Problem to work on:
Set down the material below in full, matching it exactly.

Supplied material:
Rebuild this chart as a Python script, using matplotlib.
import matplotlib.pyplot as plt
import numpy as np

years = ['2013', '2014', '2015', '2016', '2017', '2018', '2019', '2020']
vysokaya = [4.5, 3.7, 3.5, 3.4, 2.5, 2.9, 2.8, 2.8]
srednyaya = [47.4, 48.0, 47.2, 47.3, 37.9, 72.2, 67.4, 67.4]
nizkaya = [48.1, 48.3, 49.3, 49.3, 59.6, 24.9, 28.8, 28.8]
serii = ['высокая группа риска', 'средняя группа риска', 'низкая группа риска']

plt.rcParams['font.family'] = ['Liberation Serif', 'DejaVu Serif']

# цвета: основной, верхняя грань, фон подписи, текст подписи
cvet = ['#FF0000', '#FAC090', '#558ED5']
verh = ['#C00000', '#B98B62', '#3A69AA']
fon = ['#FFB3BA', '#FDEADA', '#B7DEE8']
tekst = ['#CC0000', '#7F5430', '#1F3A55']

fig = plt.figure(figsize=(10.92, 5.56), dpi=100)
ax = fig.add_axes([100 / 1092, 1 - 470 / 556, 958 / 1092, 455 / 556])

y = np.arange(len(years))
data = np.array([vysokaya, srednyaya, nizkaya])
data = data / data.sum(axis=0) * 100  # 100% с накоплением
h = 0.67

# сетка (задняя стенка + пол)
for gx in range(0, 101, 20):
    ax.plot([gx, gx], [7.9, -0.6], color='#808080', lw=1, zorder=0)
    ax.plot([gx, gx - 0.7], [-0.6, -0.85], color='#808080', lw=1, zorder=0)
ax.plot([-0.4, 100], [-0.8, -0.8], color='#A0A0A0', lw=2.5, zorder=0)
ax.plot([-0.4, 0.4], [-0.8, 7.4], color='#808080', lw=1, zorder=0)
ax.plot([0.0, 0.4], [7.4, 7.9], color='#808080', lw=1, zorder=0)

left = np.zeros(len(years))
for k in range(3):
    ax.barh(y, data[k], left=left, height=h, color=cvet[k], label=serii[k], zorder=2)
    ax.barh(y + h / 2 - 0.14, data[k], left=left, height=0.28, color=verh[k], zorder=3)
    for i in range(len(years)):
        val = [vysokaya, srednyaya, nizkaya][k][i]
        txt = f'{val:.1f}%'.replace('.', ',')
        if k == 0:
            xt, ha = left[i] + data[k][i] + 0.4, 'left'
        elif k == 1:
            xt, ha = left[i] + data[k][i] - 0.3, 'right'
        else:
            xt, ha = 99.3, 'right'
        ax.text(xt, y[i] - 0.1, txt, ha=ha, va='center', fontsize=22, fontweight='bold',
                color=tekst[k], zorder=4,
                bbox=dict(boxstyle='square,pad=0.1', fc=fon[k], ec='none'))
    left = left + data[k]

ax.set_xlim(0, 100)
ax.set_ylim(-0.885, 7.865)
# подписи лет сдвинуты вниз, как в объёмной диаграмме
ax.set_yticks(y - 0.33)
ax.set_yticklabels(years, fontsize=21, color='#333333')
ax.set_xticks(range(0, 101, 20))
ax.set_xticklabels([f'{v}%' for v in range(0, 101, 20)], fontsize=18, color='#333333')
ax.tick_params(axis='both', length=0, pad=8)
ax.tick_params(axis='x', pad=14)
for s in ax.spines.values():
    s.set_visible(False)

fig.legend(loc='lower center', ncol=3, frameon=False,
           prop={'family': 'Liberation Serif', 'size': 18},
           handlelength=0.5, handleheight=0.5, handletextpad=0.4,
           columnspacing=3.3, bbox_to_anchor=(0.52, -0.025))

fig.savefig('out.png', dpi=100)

Correct result:
Rebuild this chart as a Python script, using matplotlib.
import matplotlib.pyplot as plt
import numpy as np

years = ['2013', '2014', '2015', '2016', '2017', '2018', '2019', '2020']
vysokaya = [4.5, 3.7, 3.5, 3.4, 2.5, 2.9, 2.8, 2.8]
srednyaya = [47.4, 48.0, 47.2, 47.3, 37.9, 72.2, 67.4, 67.4]
nizkaya = [48.1, 48.3, 49.3, 49.3, 59.6, 24.9, 28.8, 28.8]
serii = ['высокая группа риска', 'средняя группа риска', 'низкая группа риска']

plt.rcParams['font.family'] = ['Liberation Serif', 'DejaVu Serif']

# цвета: основной, верхняя грань, фон подписи, текст подписи
cvet = ['#FF0000', '#FAC090', '#558ED5']
verh = ['#C00000', '#B98B62', '#3A69AA']
fon = ['#FFB3BA', '#FDEADA', '#B7DEE8']
tekst = ['#CC0000', '#7F5430', '#1F3A55']

fig = plt.figure(figsize=(10.92, 5.56), dpi=100)
ax = fig.add_axes([100 / 1092, 1 - 470 / 556, 958 / 1092, 455 / 556])

y = np.arange(len(years))
data = np.array([vysokaya, srednyaya, nizkaya])
data = data / data.sum(axis=0) * 100  # 100% с накоплением
h = 0.67

# сетка (задняя стенка + пол)
for gx in range(0, 101, 20):
    ax.plot([gx, gx], [7.9, -0.6], color='#808080', lw=1, zorder=0)
    ax.plot([gx, gx - 0.7], [-0.6, -0.85], color='#808080', lw=1, zorder=0)
ax.plot([-0.4, 100], [-0.8, -0.8], color='#A0A0A0', lw=2.5, zorder=0)
ax.plot([-0.4, 0.4], [-0.8, 7.4], color='#808080', lw=1, zorder=0)
ax.plot([0.0, 0.4], [7.4, 7.9], color='#808080', lw=1, zorder=0)

left = np.zeros(len(years))
for k in range(3):
    ax.barh(y, data[k], left=left, height=h, color=cvet[k], label=serii[k], zorder=2)
    ax.barh(y + h / 2 - 0.14, data[k], left=left, height=0.28, color=verh[k], zorder=3)
    for i in range(len(years)):
        val = [vysokaya, srednyaya, nizkaya][k][i]
        txt = f'{val:.1f}%'.replace('.', ',')
        if k == 0:
            xt, ha = left[i] + data[k][i] + 0.4, 'left'
        elif k == 1:
            xt, ha = left[i] + data[k][i] - 0.3, 'right'
        else:
            xt, ha = 99.3, 'right'
        ax.text(xt, y[i] - 0.1, txt, ha=ha, va='center', fontsize=22, fontweight='bold',
                color=tekst[k], zorder=4,
                bbox=dict(boxstyle='square,pad=0.1', fc=fon[k], ec='none'))
    left = left + data[k]

ax.set_xlim(0, 100)
ax.set_ylim(-0.885, 7.865)
# подписи лет сдвинуты вниз, как в объёмной диаграмме
ax.set_yticks(y - 0.33)
ax.set_yticklabels(years, fontsize=21, color='#333333')
ax.set_xticks(range(0, 101, 20))
ax.set_xticklabels([f'{v}%' for v in range(0, 101, 20)], fontsize=18, color='#333333')
ax.tick_params(axis='both', length=0, pad=8)
ax.tick_params(axis='x', pad=14)
for s in ax.spines.values():
    s.set_visible(False)

fig.legend(loc='lower center', ncol=3, frameon=False,
           prop={'family': 'Liberation Serif', 'size': 18},
           handlelength=0.5, handleheight=0.5, handletextpad=0.4,
           columnspacing=3.3, bbox_to_anchor=(0.52, -0.025))

fig.savefig('out.png', dpi=100)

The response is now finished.